Set exercise ▸
Scan the records for the word "with". Copy each line that includes it.
┌─ Provided information
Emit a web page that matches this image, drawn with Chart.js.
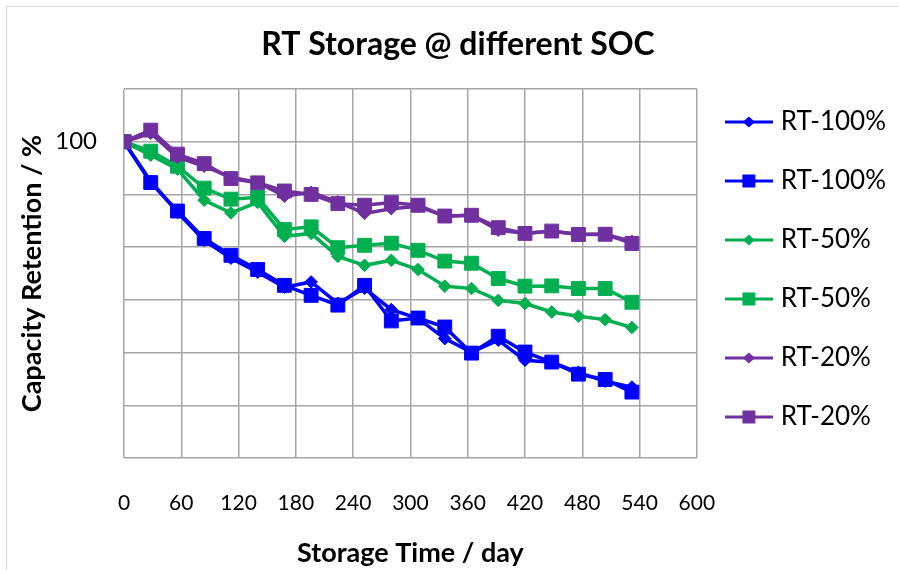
<!DOCTYPE html>
<html>
<head>
<meta charset="utf-8">
<script src="https://cdn.jsdelivr.net/npm/chart.js@4.4.1/dist/chart.umd.min.js"></script>
<style>
html,body{margin:0;padding:0;background:#fff;}
#wrap{width:899px;height:570px;position:relative;}
</style>
</head>
<body>
<div id="wrap"><canvas id="c" width="899" height="570"></canvas></div>
<script>
// ---- data ----
const days = [0,28,56,84,112,140,168,196,224,252,280,308,336,364,392,420,448,476,504,532];
const rt100Diamond = [100,98.50,97.32,96.26,95.58,95.05,94.48,94.68,93.87,94.44,93.63,93.30,92.53,92.01,92.47,91.71,91.63,91.25,90.91,90.69];
const rt100Square  = [100,98.45,97.37,96.33,95.69,95.15,94.55,94.17,93.80,94.55,93.20,93.31,92.97,91.98,92.62,92.02,91.64,91.18,90.98,90.50];
const rt50Diamond  = [100,99.49,98.96,97.78,97.30,97.70,96.41,96.52,95.65,95.31,95.50,95.15,94.52,94.43,93.98,93.86,93.54,93.38,93.25,92.95];
const rt50Square   = [100,99.64,99.07,98.24,97.82,97.89,96.67,96.77,95.98,96.07,96.15,95.88,95.47,95.39,94.81,94.52,94.53,94.43,94.43,93.91];
const rt20Diamond  = [100,100.32,99.41,99.07,98.65,98.46,97.93,98.08,97.72,97.28,97.46,97.55,97.17,97.21,96.64,96.53,96.60,96.49,96.49,96.22];
const rt20Square   = [100,100.44,99.53,99.17,98.60,98.44,98.13,98.00,97.65,97.59,97.69,97.59,97.18,97.21,96.74,96.52,96.61,96.48,96.49,96.14];
const seriesNames = ['RT-100%','RT-100%','RT-50%','RT-50%','RT-20%','RT-20%'];
const seriesValues = [rt100Diamond, rt100Square, rt50Diamond, rt50Square, rt20Diamond, rt20Square];
const xTickValues = [0,60,120,180,240,300,360,420,480,540,600];
const yShownTick = 100;

// ---- styles ----
const colors = ['#0000FF','#0000FF','#00B050','#00B050','#7030A0','#7030A0'];
const shapes = ['rectRot','rect','rectRot','rect','rectRot','rect'];
const FONT = 'Lato, "Open Sans", sans-serif';

function makeIcon(color, shape){
  const c = document.createElement('canvas');
  c.width = 48; c.height = 16;
  const g = c.getContext('2d');
  g.strokeStyle = color; g.lineWidth = 3;
  g.beginPath(); g.moveTo(0,8); g.lineTo(48,8); g.stroke();
  g.fillStyle = color;
  if (shape === 'rect') {
    g.fillRect(24-6.5, 8-6.5, 13, 13);
  } else {
    g.beginPath(); g.moveTo(18,8); g.lineTo(24,2.5); g.lineTo(30,8); g.lineTo(24,13.5); g.closePath(); g.fill();
  }
  return c;
}
const icons = colors.map((c,i) => makeIcon(c, shapes[i]));

const datasets = seriesValues.map((vals, i) => ({
  label: seriesNames[i],
  data: days.map((d, j) => ({x: d, y: vals[j]})),
  borderColor: colors[i],
  backgroundColor: colors[i],
  borderWidth: 3.5,
  pointStyle: shapes[i],
  pointRadius: shapes[i] === 'rect' ? 9.8 : 6.3,
  pointBorderWidth: 1,
  pointBorderColor: colors[i],
  pointBackgroundColor: colors[i],
  tension: 0,
  order: 10 - i
}));

const bgPlugin = {
  id: 'bg',
  beforeDraw(chart){
    const ctx = chart.ctx;
    ctx.save();
    ctx.fillStyle = '#fff';
    ctx.fillRect(0,0,chart.width,chart.height);
    ctx.strokeStyle = '#D9D9D9';
    ctx.lineWidth = 1;
    ctx.strokeRect(6.5, 6.5, chart.width + 20, chart.height + 20);
    ctx.restore();
  }
};

new Chart(document.getElementById('c'), {
  type: 'line',
  data: { datasets },
  plugins: [bgPlugin],
  options: {
    responsive: false,
    animation: false,
    devicePixelRatio: 1,
    layout: { padding: { left: 20, right: 3, top: 0, bottom: 31 } },
    plugins: {
      title: {
        display: true,
        text: 'RT Storage @ different SOC',
        color: '#000',
        font: { family: FONT, size: 32, weight: 'bold' },
        padding: { top: 25.8, bottom: 24.8 }
      },
      legend: {
        position: 'right',
        align: 'center',
        labels: {
          usePointStyle: true,
          pointStyleWidth: 38,
          padding: 33,
          color: '#000',
          font: { family: FONT, size: 26 },
          sort: (a, b) => a.datasetIndex - b.datasetIndex,
          generateLabels(chart){
            const items = Chart.defaults.plugins.legend.labels.generateLabels(chart);
            items.forEach(it => { it.pointStyle = icons[it.datasetIndex]; it.rotation = 0; });
            return items;
          }
        }
      },
      tooltip: { enabled: false }
    },
    scales: {
      x: {
        type: 'linear',
        min: 0, max: 600,
        afterBuildTicks(scale){ scale.ticks = xTickValues.map(v => ({value: v})); },
        ticks: { padding: 32.4, color: '#000', maxRotation: 0, autoSkip: false, font: { family: FONT, size: 21 } },
        grid: { color: '#A6A6A6', lineWidth: 1.5, drawTicks: false },
        border: { display: false },
        title: {
          display: true, text: 'Storage Time / day', color: '#000',
          font: { family: FONT, size: 27, weight: 'bold' },
          padding: { top: 0, bottom: -30.2 }
        },
        afterFit(scale){ scale.height = 81; }
      },
      y: {
        min: 88, max: 102,
        ticks: {
          stepSize: 2, padding: 27, color: '#000', autoSkip: false,
          font: { family: FONT, size: 24 },
          callback: v => (v === yShownTick ? String(yShownTick) : '')
        },
        grid: { color: '#A6A6A6', lineWidth: 1.5, drawTicks: false },
        border: { display: false },
        title: {
          display: true, text: 'Capacity Retention / %', color: '#000',
          font: { family: FONT, size: 27, weight: 'bold' },
          padding: { top: -4.2, bottom: 0 }
        },
        afterFit(scale){ scale.width = 104; }
      }
    }
  }
});
</script>
</body>
</html>
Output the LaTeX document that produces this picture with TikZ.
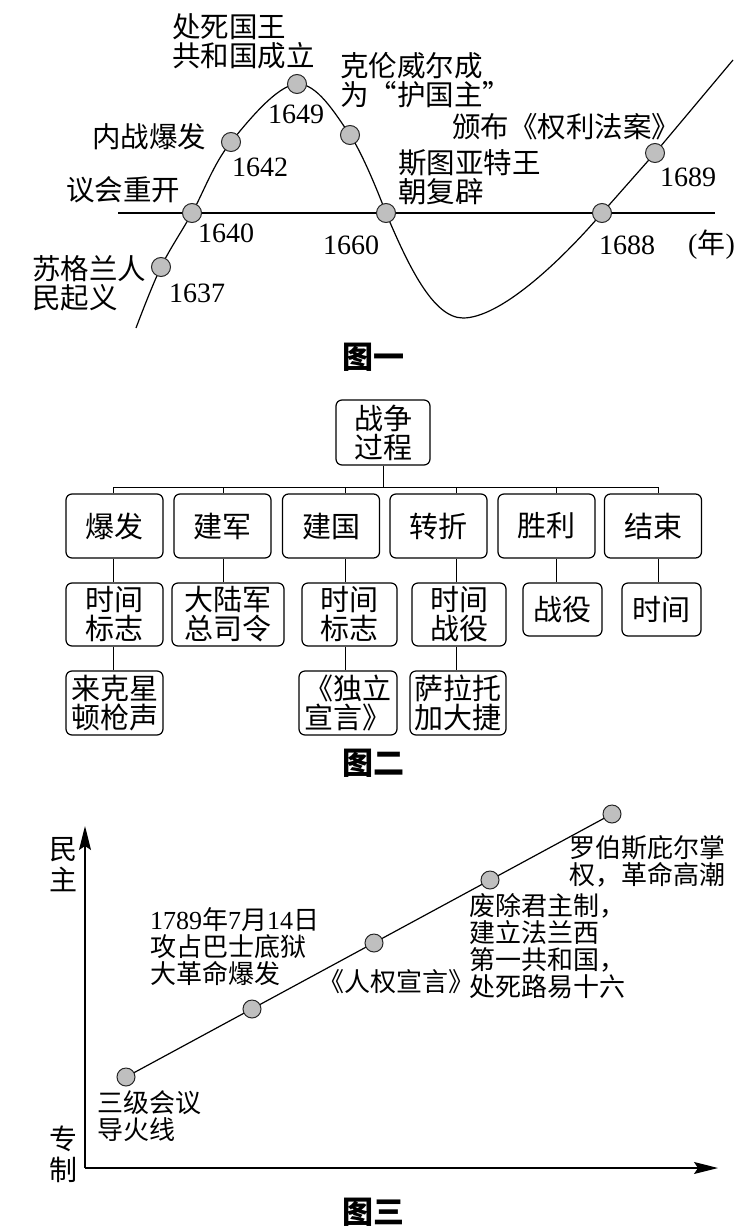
\documentclass[tikz,border=0pt]{standalone}
\usepackage{fontspec}
\setmainfont{Liberation Serif}
\newfontfamily\cjk{Noto Sans CJK SC}
\newcommand\tm[1]{{\rmfamily #1}}
\usetikzlibrary{arrows.meta}
\tikzset{
  ptdot/.style={circle, draw=black!85, fill=black!25, line width=1pt, minimum size=19pt, inner sep=0pt},
  lab/.style={font=\cjk\fontsize{28.5}{29}\selectfont, inner sep=0pt, align=left, anchor=west},
  labthree/.style={font=\cjk\fontsize{26}{27}\selectfont, inner sep=0pt, align=left, anchor=west},
  yr/.style={font=\rmfamily\fontsize{28}{30}\selectfont, inner sep=0pt, anchor=west},
  figcap/.style={font=\cjk\bfseries\fontsize{31}{31}\selectfont, inner sep=0pt},
  mybox/.style={draw, rounded corners=6pt, line width=1.2pt, font=\cjk\fontsize{29}{29}\selectfont, align=center, inner sep=0pt},
  lvtwo/.style={mybox, minimum width=97pt, minimum height=64pt},
  lvthree/.style={mybox, minimum height=63pt},
  mainline/.style={line width=1.2pt},
  thinline/.style={line width=1pt}
}
\begin{document}
\begin{tikzpicture}[x=1pt,y=-1pt]
\useasboundingbox (0,0) rectangle (746,1231);
%% ---------------- Figure 1 ----------------
\coordinate (axL) at (118,213);
\coordinate (axR) at (715,213);
\draw[mainline] (axL) -- (axR);
\draw[mainline] plot[smooth, tension=0.6] coordinates {(136,328) (161,267) (192,213) (231,142) (297,84) (350,135) (386,213)};
\draw[mainline] (386,213) .. controls (408,265) and (433,318) .. (463,318)
   .. controls (500,318) and (560,262) .. (602,213) -- (655,153) -- (733,60);
\node[ptdot] (d1637) at (161,267) {};
\node[ptdot] (d1640) at (192,213) {};
\node[ptdot] (d1642) at (231,142) {};
\node[ptdot] (d1649) at (297,84) {};
\node[ptdot] (dcrom) at (350,135) {};
\node[ptdot] (d1660) at (386,213) {};
\node[ptdot] (d1688) at (602,213) {};
\node[ptdot] (d1689) at (655,153) {};

\node[lab] (t1649) at (172,41) {处死国王\\共和国成立};
\node[lab] (tcrom) at (340,80) {克伦威尔成\\为“护国主”};
\node[yr, anchor=center] (y1649) at (296,114) {1649};
\node[lab] (t1642) at (92,137) {内战爆发};
\node[yr] (y1642) at (232,167) {1642};
\node[lab] (t1689) at (452,127) {颁布《权利法案》};
\node[lab] (t1660) at (398,177) {斯图亚特王\\朝复辟};
\node[lab] (t1640) at (66,190) {议会重开};
\node[yr] (y1640) at (198,233) {1640};
\node[yr] (y1660) at (323,245) {1660};
\node[yr] (y1688) at (599,245) {1688};
\node[yr] (nian) at (688,245) {(\cjk 年\rmfamily )};
\node[yr] (y1689) at (660,177) {1689};
\node[lab] (t1637) at (32,283) {苏格兰人\\民起义};
\node[yr] (y1637) at (169,293) {1637};
\node[figcap] (cap1) at (373,357) {图一};

%% ---------------- Figure 2 ----------------
\node[mybox, minimum width=94pt, minimum height=65pt] (root) at (383,432.5) {战争\\过程};
\node[lvtwo] (b1) at (114.5,526) {爆发};
\node[lvtwo] (b2) at (222.5,526) {建军};
\node[lvtwo] (b3) at (331,526) {建国};
\node[lvtwo] (b4) at (438.5,526) {转折};
\node[lvtwo] (b5) at (546.5,526) {胜利};
\node[lvtwo] (b6) at (653,526) {结束};

\node[lvthree, minimum width=97pt] (c1) at (114.5,614.5) {时间\\标志};
\node[lvthree, minimum width=112pt] (c2) at (228,614.5) {大陆军\\总司令};
\node[lvthree, minimum width=95pt] (c3) at (349.5,614.5) {时间\\标志};
\node[lvthree, minimum width=94pt] (c4) at (459,614.5) {时间\\战役};
\node[mybox, minimum width=79pt, minimum height=53pt] (c5) at (562.5,609.5) {战役};
\node[mybox, minimum width=79pt, minimum height=53pt] (c6) at (661.5,609.5) {时间};

\node[lvthree, minimum width=97pt, minimum height=64pt] (e1) at (114.5,703) {来克星\\顿枪声};
\node[lvthree, minimum width=98pt, minimum height=64pt] (e3) at (348,703) {《独立\\宣言》};
\node[lvthree, minimum width=96pt, minimum height=64pt] (e4) at (458,703) {萨拉托\\加大捷};

\coordinate (t1) at (113,487);
\coordinate (t2) at (223,487);
\coordinate (t3) at (345,487);
\coordinate (t4) at (456,487);
\coordinate (t5) at (556,487);
\coordinate (t6) at (658,487);
\draw[thinline] (t1) -- (t6);
\draw[thinline] (root.south) -- (root.south |- t1);
\foreach \i in {1,...,6}{
  \draw[thinline] (t\i) -- (t\i |- b\i.north);
  \draw[thinline] (b\i.south -| t\i) -- (c\i.north -| t\i);
}
\draw[thinline] (c1.south -| t1) -- (e1.north -| t1);
\draw[thinline] (c3.south -| t3) -- (e3.north -| t3);
\draw[thinline] (c4.south -| t4) -- (e4.north -| t4);
\node[figcap] (cap2) at (373,763) {图二};

%% ---------------- Figure 3 ----------------
\coordinate (O) at (85,1168);
\coordinate (ytip) at (85,826);
\coordinate (xtip) at (718,1168);
\draw[mainline, -{Stealth[length=24pt,width=12pt,inset=4pt]}] (O) -- (ytip);
\draw[mainline, -{Stealth[length=24pt,width=12pt,inset=4pt]}] (O) -- (xtip);
\coordinate (pa) at (126,1077);
\coordinate (pe) at (612,814);
\draw[mainline] (pa) -- (pe);
\node[ptdot, minimum size=18pt] (p1) at (126,1077) {};
\node[ptdot, minimum size=18pt] (p2) at (252,1009) {};
\node[ptdot, minimum size=18pt] (p3) at (374,943) {};
\node[ptdot, minimum size=18pt] (p4) at (490,880) {};
\node[ptdot, minimum size=18pt] (p5) at (612,814) {};

\node[font=\cjk\fontsize{28}{31}\selectfont, inner sep=0pt, align=center] (minzhu) at (63,865) {民\\主};
\node[font=\cjk\fontsize{28}{31}\selectfont, inner sep=0pt, align=center] (zhuanzhi) at (63,1154) {专\\制};
\node[labthree] (s1) at (97,1116) {三级会议\\导火线};
\node[labthree] (s2) at (150,947) {\tm{1789}年\tm{7}月\tm{14}日\\攻占巴士底狱\\大革命爆发};
\node[labthree] (s3) at (318,982) {《人权宣言》};
\node[labthree] (s4) at (469,946) {废除君主制，\\建立法兰西\\第一共和国，\\处死路易十六};
\node[labthree] (s5) at (569,861) {罗伯斯庇尔掌\\权，革命高潮};
\node[figcap] (cap3) at (373,1212) {图三};
\end{tikzpicture}
\end{document}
└─
The reply ▸
Emit a web page that matches this image, drawn with Chart.js.
Output the LaTeX document that produces this picture with TikZ.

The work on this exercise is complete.